What is more, it remains important that there exists a natural pull toward the schematic which artists such as Giotto… succeeded in overcoming” (Gombrich, 293). In Italy, the new developments in art have been traced to panel-paintings and to the frescoes and other such monumental forms of art: If the most decisive moment in the history of Western painting had to be pinpointed to one day and one place, it could be the day in Padua more than six and a half centuries ago when Giotto rinsed out his brushes and took a last look around at the cycle of frescoes he had just completed for a chapel….

In the lower section of the fresco on the chapel’s entrance wall, where the Last Judgement is pictured, Giotto makes clear that the building is a placative gift (Canaday, 6).
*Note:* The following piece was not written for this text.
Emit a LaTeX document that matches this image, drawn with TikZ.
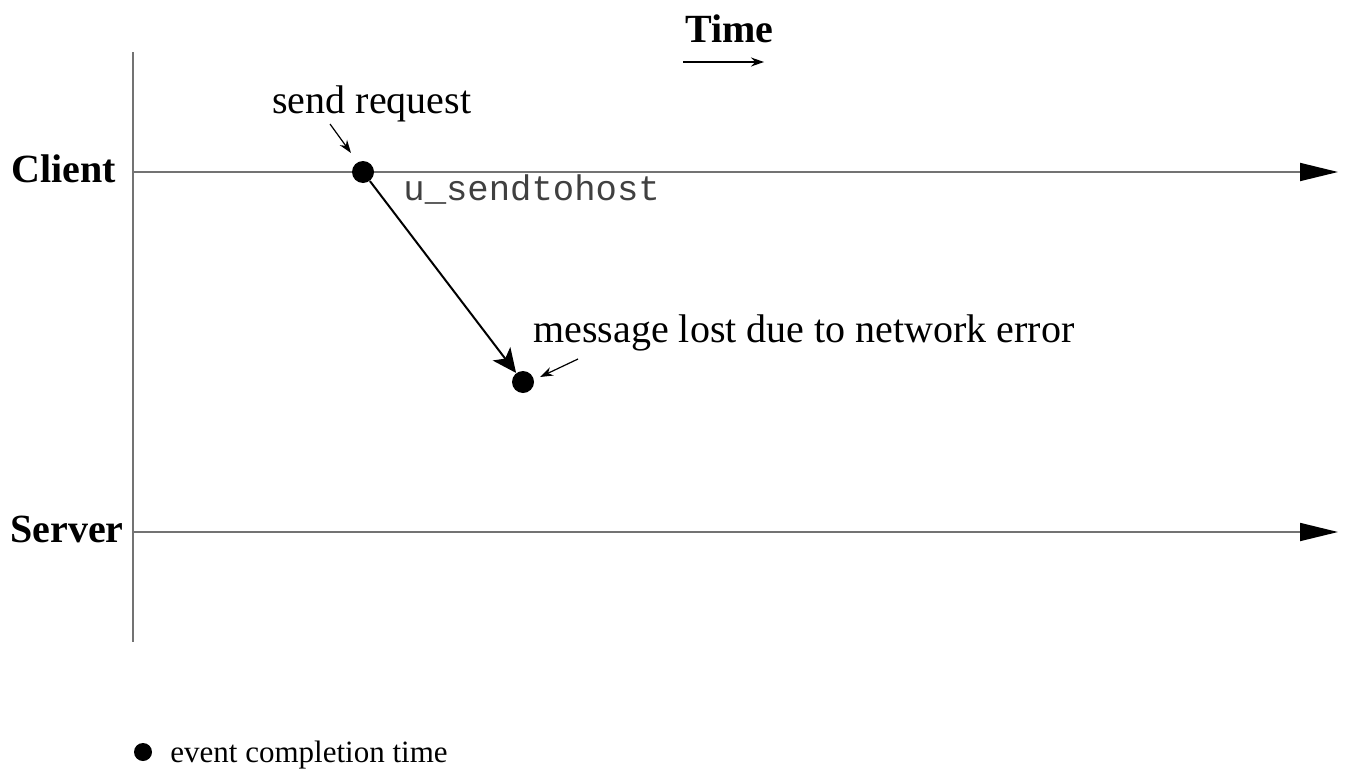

In Giotto’s fresco cycles framed scenes are linked much as Dante joined the cantos in his epic poem, the “Divina Comedia. ” Also, the narrative style demanded a convincing setting and Giotto’s perspective represented a method of depicting a scene from a certain vantage point.

The narrative style was developed by the fourteenth century artist in order to depict a greater naturalness and intensified dramatic expression in his painting and to bring the heavenly subjects within the realm of understandable human feeling (Canaday, 5). The best early example of this style is Giotto’s fresco paintings in the Arena Chapel in Padua where the individual scenes on the chapel walls provide a “majestic progression of the story from one section to the next… with each incident conceived in its own emotional air just as a unit in a… symphony” (Canaday, 6).

The story is told with technical realism, tenderness and a passion that involves the viewers as vicarious participants. The human drama which has been elevated to a noble scale, “purifies us through pity, if not through terror” (Canaday, 12). Because of this, Giotto is called the first Renaissance artist in that he humanized the narration of the Christian story and in doing so, opened a tradition of reference to nature. As a great artist also in the classical tradition, he “ennobled man in his physical being as a vessel of the intellect and the spirit” (Canaday, 12).